Some characters appear out of nowhere, created by a whim of unpredictable imagination. Elindra is one of those. In this post, I’ll share how she became a part of the story.
While the Magic-Breakers are a crucial element of the story with their role as specialized anti-magic units (I often compare them to real-life units such as SWAT and described how I came up with them here), they lacked any direct presence for a long time, being merely nameless elite warriors in heavy gear.
During the drafting of the first book, the Magic-Breakers gained the first named representative – Marshal Aegan, their leader. Aegan, however, is someone who leads them from an office and thus won’t come into contact with the actual bad guys.
This only changed when my drafting reached the last 15-20 chapters of book two. The Magic-Breakers are deployed in force and I realized I needed someone to lead them to battle. And thus, Elindra was created.
Editing book one
When that was done, I realized that it’d be a pity if Elindra’s first appearance was only by the end of the second book. There were some smaller appearances of Magic-Breakers in the first book, of which some could be repurposed to set her up sooner.

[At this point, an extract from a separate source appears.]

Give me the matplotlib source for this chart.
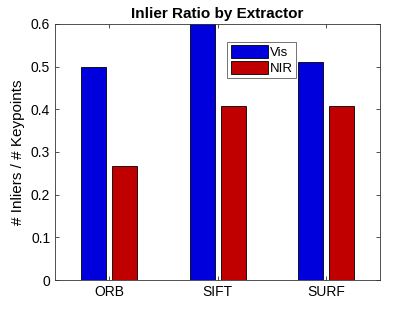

Thus, Elindra replaced the nameless and featureless Captain that came to arrest the cultist incapacitated in a fight with Tyr’eshal, which became her first appearance. The number of scenes in book one getting this treatment was small (two or three, I believe) but it did what I wanted to do: set her up so when the trouble gets real and she’s brought out in force, the reader will know who she is.
Continuing her story
Following the events of the second book, I was not willing to part with her despite the main reason of her presence was dealth with. Hence, Elindra will get to show her skills much more in the third book, to the point she becomes one of the main front-line characters.
This is all I’ll share today. Feel free to share your thoughts or experiences. Was it something you encountered in your writing – a character that became a part of the story in such a retrospective way?